The regulator has decreed that all market entities regulated by it should not partner or transact in money, in-kind remuneration or product endorsements, with unregulated entities providing advice or recommendations or making performance claims. This can help rein in financial influencers on three counts. First, sponsorship fees (or in-kind payments) for content creation by regulated players such as brokers, mutual funds and trading platforms are the primary source of income for financial influencers who offer ‘free’ advice on social media. Second, to circumvent SEBI’s rules on the kind of performance claims they can make and the disclaimers that must accompany them, some regulated entities are using financial influencers as a channel to sell their products. SEBI’s new exemption puts an end to this regulatory arbitrage. Third, an ecosystem is now in place for investors or third parties to forward complaints to SEBI regarding over-promotion of regulated products. The SEBI rules will, however, not apply to persons engaged exclusively in investor education.

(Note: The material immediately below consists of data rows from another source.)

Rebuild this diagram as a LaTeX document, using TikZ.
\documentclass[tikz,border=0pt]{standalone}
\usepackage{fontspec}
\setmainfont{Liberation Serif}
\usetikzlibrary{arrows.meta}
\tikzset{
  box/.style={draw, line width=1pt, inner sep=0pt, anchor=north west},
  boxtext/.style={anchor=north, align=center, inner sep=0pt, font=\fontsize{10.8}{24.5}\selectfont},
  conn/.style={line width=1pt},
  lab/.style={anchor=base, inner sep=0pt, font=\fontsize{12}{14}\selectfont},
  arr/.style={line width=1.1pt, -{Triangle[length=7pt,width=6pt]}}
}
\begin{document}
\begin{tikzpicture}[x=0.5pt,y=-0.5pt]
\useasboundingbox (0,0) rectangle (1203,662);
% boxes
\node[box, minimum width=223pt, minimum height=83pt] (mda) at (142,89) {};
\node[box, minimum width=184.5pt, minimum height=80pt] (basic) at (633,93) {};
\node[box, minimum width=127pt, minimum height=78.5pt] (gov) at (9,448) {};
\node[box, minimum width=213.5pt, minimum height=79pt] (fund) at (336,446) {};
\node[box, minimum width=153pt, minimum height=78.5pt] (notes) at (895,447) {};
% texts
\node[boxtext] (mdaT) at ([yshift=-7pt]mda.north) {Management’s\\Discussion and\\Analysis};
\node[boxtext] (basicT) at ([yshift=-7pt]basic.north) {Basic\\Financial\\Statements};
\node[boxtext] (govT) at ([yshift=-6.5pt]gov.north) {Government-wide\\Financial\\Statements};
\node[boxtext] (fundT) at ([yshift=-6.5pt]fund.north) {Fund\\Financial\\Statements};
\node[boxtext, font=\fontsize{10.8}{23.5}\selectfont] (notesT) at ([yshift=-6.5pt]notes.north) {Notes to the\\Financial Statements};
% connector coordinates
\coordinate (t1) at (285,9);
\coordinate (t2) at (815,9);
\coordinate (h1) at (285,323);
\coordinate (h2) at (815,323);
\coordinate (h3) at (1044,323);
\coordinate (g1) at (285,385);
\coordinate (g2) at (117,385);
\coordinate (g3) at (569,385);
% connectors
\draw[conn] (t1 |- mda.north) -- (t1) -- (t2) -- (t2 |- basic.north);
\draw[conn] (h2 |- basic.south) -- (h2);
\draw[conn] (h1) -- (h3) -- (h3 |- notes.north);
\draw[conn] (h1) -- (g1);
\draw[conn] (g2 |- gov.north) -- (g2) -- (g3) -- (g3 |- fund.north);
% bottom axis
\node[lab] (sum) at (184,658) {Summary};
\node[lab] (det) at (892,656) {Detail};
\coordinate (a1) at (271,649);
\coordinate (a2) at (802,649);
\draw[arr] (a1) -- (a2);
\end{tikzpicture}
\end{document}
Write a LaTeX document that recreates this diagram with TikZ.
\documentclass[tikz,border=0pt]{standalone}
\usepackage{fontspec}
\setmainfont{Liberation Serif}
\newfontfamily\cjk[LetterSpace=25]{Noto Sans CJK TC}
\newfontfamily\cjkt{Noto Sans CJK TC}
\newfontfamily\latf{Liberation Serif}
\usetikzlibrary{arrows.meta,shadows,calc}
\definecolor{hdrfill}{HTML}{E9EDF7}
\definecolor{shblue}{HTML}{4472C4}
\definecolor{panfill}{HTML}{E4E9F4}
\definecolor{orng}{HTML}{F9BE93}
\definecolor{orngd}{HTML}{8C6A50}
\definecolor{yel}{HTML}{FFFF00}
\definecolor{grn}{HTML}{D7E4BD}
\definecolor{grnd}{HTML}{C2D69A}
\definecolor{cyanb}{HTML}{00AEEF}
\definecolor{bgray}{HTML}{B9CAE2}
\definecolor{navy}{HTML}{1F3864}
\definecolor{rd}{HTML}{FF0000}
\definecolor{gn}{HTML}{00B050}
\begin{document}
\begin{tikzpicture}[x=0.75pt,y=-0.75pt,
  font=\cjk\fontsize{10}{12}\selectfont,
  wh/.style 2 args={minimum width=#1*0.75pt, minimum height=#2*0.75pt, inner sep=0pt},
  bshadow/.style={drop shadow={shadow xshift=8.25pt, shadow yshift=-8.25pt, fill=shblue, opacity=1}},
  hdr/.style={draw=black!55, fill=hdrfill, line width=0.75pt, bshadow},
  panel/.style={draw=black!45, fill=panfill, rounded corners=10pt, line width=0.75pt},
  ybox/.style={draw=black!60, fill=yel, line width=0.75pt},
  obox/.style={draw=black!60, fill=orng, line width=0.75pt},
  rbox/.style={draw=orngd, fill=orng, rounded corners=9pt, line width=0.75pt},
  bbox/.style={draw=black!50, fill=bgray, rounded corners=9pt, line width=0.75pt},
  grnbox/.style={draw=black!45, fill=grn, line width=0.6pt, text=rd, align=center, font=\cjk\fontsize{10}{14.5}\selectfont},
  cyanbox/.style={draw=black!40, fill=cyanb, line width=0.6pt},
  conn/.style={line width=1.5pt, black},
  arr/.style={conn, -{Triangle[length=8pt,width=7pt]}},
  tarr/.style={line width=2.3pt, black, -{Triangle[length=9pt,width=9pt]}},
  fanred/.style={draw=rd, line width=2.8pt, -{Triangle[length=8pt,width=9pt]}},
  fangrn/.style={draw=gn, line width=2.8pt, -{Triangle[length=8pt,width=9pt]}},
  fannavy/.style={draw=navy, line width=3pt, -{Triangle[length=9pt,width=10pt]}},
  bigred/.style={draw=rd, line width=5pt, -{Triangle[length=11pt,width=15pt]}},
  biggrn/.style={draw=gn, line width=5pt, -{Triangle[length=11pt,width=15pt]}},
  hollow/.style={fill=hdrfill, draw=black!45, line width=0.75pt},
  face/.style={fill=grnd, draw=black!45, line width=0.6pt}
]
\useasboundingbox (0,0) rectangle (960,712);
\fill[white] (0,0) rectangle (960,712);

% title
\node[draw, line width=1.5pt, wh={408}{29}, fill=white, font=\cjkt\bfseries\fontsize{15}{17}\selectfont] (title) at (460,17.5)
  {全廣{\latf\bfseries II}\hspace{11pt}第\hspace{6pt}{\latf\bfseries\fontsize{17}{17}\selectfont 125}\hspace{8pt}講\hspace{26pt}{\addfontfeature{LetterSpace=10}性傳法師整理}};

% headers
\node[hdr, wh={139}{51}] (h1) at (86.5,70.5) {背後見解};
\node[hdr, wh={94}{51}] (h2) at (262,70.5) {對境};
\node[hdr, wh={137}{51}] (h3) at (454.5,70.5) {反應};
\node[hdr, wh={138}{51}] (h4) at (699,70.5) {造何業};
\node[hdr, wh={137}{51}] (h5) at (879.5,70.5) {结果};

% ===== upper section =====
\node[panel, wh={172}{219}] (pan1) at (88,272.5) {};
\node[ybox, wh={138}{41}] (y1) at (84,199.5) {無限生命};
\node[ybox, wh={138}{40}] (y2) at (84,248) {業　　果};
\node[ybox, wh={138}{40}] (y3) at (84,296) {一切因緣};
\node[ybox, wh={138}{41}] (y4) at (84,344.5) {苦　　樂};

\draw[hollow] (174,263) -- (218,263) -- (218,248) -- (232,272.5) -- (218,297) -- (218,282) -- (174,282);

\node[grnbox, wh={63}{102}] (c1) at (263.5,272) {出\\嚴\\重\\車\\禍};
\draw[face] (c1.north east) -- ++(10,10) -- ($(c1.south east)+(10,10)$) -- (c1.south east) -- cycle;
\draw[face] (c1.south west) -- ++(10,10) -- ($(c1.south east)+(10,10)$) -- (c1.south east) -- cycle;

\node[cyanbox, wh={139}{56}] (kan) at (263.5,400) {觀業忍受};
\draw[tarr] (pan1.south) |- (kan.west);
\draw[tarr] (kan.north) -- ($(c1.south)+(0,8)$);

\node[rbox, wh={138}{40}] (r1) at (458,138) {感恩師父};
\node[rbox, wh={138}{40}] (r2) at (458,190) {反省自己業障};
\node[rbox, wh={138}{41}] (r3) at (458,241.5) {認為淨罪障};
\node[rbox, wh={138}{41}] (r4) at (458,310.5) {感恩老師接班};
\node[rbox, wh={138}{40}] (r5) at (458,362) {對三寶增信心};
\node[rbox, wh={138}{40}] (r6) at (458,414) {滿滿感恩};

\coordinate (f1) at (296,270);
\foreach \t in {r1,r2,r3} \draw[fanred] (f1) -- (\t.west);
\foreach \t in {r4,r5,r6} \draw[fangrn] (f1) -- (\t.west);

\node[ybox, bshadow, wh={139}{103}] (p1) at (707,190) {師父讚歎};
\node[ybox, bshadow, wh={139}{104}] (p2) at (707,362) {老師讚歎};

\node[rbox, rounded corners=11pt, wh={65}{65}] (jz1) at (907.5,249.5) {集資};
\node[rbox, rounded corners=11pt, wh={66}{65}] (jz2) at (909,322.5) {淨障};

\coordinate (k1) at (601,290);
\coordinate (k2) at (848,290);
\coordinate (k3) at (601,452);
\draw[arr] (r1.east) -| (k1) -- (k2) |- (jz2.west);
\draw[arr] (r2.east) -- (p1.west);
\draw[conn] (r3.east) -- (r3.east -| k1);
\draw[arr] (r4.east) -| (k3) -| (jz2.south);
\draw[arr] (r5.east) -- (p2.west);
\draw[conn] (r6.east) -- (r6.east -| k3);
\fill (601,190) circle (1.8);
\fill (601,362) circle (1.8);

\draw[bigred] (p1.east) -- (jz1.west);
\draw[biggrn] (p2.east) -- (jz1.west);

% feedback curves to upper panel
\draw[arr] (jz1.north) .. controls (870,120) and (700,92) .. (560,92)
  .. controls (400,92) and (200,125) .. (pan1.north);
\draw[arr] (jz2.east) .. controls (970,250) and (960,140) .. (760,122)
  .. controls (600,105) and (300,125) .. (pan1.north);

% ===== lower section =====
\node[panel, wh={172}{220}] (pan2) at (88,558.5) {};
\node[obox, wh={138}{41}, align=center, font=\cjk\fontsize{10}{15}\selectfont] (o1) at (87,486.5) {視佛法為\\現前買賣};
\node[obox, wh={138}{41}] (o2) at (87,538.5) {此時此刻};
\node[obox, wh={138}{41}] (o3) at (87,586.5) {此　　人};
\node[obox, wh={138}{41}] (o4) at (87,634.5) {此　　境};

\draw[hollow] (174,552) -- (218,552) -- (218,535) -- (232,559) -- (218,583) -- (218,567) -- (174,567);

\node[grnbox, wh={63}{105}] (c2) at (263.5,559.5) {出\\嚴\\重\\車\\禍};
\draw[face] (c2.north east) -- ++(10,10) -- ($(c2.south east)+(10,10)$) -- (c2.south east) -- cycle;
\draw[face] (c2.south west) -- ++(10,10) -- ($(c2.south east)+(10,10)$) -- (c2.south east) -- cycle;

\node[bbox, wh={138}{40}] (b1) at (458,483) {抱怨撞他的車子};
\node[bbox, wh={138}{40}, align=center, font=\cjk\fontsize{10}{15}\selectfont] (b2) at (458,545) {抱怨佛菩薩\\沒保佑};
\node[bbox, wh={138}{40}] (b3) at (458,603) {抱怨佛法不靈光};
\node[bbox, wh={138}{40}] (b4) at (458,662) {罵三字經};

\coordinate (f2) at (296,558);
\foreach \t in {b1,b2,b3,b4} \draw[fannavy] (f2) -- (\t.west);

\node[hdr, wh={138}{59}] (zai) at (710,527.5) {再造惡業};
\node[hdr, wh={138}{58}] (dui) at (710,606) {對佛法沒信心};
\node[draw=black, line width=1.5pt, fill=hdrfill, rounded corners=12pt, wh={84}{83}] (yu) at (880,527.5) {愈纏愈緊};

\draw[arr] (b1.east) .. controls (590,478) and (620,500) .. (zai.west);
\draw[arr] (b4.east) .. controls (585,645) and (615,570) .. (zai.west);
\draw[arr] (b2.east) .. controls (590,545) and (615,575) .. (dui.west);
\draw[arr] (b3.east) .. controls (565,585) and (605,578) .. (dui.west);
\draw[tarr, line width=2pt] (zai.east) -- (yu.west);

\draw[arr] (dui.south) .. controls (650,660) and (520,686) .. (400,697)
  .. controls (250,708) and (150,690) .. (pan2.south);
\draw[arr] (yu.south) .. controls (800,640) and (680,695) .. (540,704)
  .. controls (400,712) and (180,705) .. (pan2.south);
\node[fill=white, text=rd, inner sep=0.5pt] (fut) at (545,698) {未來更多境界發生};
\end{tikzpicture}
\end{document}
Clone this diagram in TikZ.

While SEBI may have brought the activity of financial influencers in capital market products under control, the field remains wide open for mis-selling of non-capital market products such as insurance plans, insurance savings plans and activities such as offshore forex trading and crypto trading. This calls for other financial regulators such as the RBI, IRDA (Insurance Regulatory and Development Authority) and the Pension Fund Regulatory Authority to come up with similar rules, without further delay.